Short exercise> Return the lines that follow, exactly as they appear, from the first through the one containing "const yLabelStep = 4000;"; no pictures are to be included.
---- Task material
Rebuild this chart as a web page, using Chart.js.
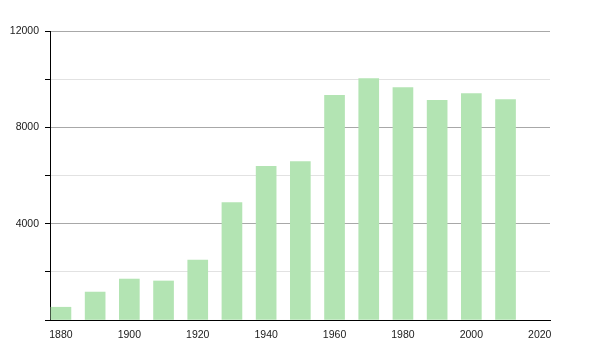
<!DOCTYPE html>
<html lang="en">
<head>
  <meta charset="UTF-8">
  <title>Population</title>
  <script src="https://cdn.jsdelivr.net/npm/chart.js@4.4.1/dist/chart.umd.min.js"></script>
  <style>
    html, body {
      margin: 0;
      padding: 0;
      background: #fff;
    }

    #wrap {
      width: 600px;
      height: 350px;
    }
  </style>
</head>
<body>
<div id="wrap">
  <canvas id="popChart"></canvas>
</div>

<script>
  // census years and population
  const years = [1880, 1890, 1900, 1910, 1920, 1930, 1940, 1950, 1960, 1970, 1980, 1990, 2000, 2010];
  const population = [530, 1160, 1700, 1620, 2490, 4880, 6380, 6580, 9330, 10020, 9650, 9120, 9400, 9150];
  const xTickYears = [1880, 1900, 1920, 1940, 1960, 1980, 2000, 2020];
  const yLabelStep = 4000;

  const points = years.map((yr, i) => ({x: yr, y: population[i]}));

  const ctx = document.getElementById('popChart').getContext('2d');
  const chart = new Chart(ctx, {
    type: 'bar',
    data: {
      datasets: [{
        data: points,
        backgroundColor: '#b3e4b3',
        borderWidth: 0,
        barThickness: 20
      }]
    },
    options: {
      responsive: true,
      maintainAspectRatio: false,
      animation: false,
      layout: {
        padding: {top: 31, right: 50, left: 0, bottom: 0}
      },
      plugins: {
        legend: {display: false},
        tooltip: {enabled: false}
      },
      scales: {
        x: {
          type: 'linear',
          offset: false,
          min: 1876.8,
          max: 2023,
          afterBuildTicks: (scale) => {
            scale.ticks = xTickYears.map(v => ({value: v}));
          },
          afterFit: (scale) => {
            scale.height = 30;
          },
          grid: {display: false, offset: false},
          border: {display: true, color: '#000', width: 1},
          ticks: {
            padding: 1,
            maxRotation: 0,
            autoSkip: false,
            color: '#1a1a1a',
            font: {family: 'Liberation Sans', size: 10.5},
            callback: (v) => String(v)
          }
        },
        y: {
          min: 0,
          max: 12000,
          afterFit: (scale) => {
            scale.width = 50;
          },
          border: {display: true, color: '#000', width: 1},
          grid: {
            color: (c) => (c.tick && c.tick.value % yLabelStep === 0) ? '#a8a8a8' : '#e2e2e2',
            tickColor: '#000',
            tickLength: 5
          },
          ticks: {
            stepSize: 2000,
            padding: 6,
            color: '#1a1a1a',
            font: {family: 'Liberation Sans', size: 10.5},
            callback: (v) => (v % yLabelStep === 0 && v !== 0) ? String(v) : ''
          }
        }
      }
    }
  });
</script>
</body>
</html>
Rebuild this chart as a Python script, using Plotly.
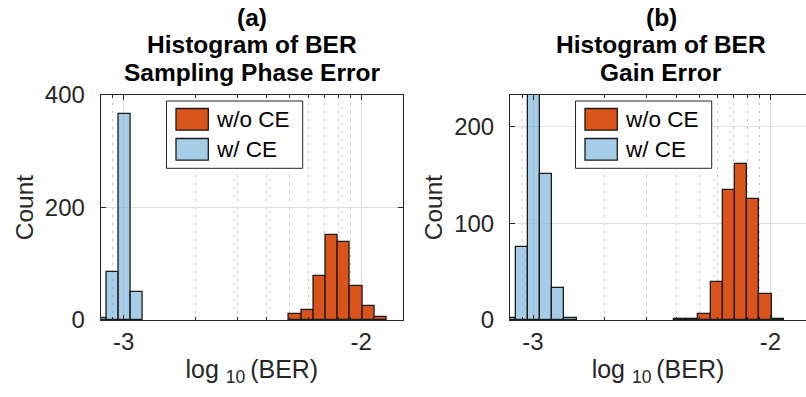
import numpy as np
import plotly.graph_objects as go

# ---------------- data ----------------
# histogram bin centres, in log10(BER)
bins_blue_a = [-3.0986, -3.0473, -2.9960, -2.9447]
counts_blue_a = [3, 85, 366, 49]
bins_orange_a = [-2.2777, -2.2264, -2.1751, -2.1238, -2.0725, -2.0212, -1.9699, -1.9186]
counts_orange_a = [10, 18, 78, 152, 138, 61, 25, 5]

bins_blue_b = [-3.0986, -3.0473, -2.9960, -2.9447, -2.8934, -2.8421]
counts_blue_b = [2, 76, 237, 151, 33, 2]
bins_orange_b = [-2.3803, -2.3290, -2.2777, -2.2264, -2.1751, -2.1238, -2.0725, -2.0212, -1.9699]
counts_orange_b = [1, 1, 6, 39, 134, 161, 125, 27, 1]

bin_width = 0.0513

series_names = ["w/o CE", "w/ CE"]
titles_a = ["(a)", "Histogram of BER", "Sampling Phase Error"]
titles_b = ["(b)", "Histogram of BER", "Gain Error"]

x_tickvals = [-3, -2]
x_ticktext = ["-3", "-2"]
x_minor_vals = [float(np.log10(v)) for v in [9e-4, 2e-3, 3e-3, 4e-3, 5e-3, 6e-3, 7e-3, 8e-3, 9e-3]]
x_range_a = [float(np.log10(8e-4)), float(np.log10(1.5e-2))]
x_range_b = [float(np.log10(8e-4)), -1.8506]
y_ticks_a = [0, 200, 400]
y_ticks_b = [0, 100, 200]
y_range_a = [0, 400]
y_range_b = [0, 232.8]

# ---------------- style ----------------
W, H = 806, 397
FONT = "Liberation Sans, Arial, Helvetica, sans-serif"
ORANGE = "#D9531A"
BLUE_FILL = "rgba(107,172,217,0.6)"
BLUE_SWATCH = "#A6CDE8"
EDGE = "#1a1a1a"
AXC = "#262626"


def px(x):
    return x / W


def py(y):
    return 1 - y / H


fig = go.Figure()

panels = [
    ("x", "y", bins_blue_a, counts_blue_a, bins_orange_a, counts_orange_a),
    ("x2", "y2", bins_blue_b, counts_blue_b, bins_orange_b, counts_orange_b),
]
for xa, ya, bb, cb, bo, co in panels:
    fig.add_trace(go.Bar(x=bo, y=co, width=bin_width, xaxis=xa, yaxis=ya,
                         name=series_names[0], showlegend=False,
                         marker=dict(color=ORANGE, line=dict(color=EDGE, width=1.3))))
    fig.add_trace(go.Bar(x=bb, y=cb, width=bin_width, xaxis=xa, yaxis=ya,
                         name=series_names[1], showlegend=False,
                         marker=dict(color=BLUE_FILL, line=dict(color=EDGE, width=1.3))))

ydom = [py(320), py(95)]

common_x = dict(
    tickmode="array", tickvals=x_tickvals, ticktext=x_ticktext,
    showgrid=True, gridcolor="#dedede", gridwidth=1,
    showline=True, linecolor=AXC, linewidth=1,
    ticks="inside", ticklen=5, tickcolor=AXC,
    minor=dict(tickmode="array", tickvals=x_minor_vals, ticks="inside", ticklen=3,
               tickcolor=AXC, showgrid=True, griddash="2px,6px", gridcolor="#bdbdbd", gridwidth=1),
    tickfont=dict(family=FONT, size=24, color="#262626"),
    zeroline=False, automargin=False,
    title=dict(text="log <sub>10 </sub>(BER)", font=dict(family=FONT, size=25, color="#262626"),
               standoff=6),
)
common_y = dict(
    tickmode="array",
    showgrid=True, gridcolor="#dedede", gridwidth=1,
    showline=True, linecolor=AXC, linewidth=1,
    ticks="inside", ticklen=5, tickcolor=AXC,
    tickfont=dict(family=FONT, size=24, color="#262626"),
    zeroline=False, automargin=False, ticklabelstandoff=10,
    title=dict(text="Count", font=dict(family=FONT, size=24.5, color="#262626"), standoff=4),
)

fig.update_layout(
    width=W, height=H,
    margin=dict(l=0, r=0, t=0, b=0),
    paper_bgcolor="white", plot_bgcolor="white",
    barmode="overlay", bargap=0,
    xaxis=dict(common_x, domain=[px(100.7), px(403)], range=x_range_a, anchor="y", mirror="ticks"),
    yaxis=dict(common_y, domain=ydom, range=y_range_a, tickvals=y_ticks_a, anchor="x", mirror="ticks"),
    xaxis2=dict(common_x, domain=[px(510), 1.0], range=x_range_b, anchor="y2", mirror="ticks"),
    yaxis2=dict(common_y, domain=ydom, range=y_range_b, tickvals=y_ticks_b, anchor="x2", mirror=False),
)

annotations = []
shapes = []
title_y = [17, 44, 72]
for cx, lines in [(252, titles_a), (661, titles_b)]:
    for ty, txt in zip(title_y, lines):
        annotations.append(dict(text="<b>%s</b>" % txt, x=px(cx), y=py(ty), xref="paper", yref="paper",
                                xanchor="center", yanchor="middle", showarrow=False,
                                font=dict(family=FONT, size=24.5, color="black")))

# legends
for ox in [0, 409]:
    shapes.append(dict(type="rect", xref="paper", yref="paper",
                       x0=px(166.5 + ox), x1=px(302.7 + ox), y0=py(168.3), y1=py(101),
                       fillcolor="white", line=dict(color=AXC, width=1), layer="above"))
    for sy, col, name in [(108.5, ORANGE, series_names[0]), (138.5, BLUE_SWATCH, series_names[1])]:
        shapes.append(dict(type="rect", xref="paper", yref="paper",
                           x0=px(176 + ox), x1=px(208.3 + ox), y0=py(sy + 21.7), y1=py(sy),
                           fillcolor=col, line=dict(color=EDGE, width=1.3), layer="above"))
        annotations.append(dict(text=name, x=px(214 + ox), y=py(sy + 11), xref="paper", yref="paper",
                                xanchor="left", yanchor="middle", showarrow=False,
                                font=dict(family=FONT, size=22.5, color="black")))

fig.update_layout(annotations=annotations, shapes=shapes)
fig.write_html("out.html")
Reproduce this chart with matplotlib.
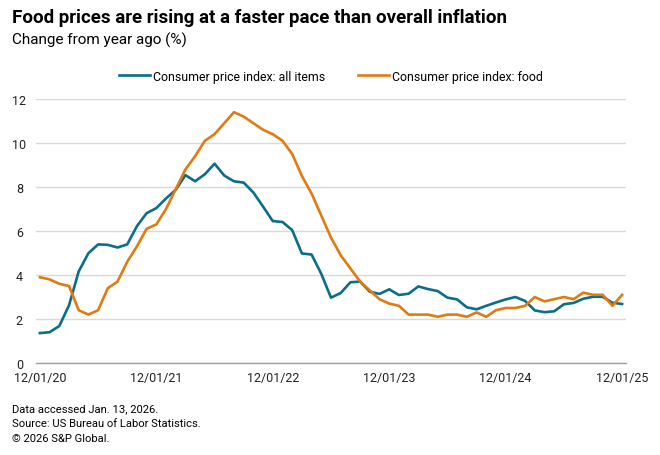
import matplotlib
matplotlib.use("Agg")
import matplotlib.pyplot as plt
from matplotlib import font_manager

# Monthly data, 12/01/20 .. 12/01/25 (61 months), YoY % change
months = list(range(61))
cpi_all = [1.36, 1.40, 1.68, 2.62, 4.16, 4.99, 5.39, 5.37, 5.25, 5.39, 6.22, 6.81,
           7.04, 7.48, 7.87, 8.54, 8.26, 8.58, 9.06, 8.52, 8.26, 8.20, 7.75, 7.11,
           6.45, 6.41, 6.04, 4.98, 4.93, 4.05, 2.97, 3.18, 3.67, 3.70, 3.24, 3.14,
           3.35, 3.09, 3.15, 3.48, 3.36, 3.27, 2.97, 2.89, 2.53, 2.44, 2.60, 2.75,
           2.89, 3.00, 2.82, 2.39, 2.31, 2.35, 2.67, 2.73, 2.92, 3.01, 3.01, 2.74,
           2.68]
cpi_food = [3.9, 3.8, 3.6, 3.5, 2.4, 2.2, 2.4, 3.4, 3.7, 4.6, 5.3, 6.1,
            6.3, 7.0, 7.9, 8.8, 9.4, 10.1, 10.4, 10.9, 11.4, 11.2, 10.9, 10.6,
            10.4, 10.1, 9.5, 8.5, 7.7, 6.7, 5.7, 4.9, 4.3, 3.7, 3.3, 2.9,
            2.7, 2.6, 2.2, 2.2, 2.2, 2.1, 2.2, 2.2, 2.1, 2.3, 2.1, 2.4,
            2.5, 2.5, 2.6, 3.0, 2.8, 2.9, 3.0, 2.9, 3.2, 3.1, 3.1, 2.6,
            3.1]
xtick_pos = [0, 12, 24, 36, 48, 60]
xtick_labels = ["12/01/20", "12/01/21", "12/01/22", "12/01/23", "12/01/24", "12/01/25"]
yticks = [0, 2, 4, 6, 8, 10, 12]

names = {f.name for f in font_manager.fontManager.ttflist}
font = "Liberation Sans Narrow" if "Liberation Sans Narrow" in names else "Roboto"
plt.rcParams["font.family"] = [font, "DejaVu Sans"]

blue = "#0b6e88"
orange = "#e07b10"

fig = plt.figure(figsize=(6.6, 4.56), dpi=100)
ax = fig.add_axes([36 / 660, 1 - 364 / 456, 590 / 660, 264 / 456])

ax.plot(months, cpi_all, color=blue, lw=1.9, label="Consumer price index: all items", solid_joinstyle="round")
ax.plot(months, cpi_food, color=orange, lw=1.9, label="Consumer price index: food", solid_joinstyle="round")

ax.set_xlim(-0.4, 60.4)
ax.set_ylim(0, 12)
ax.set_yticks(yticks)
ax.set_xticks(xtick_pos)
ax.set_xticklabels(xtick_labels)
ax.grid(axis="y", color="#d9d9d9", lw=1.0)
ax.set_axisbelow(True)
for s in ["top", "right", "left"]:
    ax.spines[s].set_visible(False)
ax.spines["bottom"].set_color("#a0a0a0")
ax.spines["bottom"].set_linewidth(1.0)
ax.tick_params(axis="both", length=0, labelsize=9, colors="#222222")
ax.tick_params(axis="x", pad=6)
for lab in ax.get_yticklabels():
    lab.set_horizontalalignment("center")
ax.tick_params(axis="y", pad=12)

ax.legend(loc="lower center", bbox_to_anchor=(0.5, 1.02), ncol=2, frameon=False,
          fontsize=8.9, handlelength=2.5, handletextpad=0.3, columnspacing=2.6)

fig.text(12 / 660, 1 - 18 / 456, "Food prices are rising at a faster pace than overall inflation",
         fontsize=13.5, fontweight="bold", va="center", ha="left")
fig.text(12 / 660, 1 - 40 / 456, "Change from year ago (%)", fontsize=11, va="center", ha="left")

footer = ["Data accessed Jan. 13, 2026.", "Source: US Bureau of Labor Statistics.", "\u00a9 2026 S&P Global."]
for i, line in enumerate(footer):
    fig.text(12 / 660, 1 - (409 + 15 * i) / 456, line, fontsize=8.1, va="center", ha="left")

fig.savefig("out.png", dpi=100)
--------
Final result>
Rebuild this chart as a web page, using Chart.js.
<!DOCTYPE html>
<html lang="en">
<head>
  <meta charset="UTF-8">
  <title>Population</title>
  <script src="https://cdn.jsdelivr.net/npm/chart.js@4.4.1/dist/chart.umd.min.js"></script>
  <style>
    html, body {
      margin: 0;
      padding: 0;
      background: #fff;
    }

    #wrap {
      width: 600px;
      height: 350px;
    }
  </style>
</head>
<body>
<div id="wrap">
  <canvas id="popChart"></canvas>
</div>

<script>
  // census years and population
  const years = [1880, 1890, 1900, 1910, 1920, 1930, 1940, 1950, 1960, 1970, 1980, 1990, 2000, 2010];
  const population = [530, 1160, 1700, 1620, 2490, 4880, 6380, 6580, 9330, 10020, 9650, 9120, 9400, 9150];
  const xTickYears = [1880, 1900, 1920, 1940, 1960, 1980, 2000, 2020];
  const yLabelStep = 4000;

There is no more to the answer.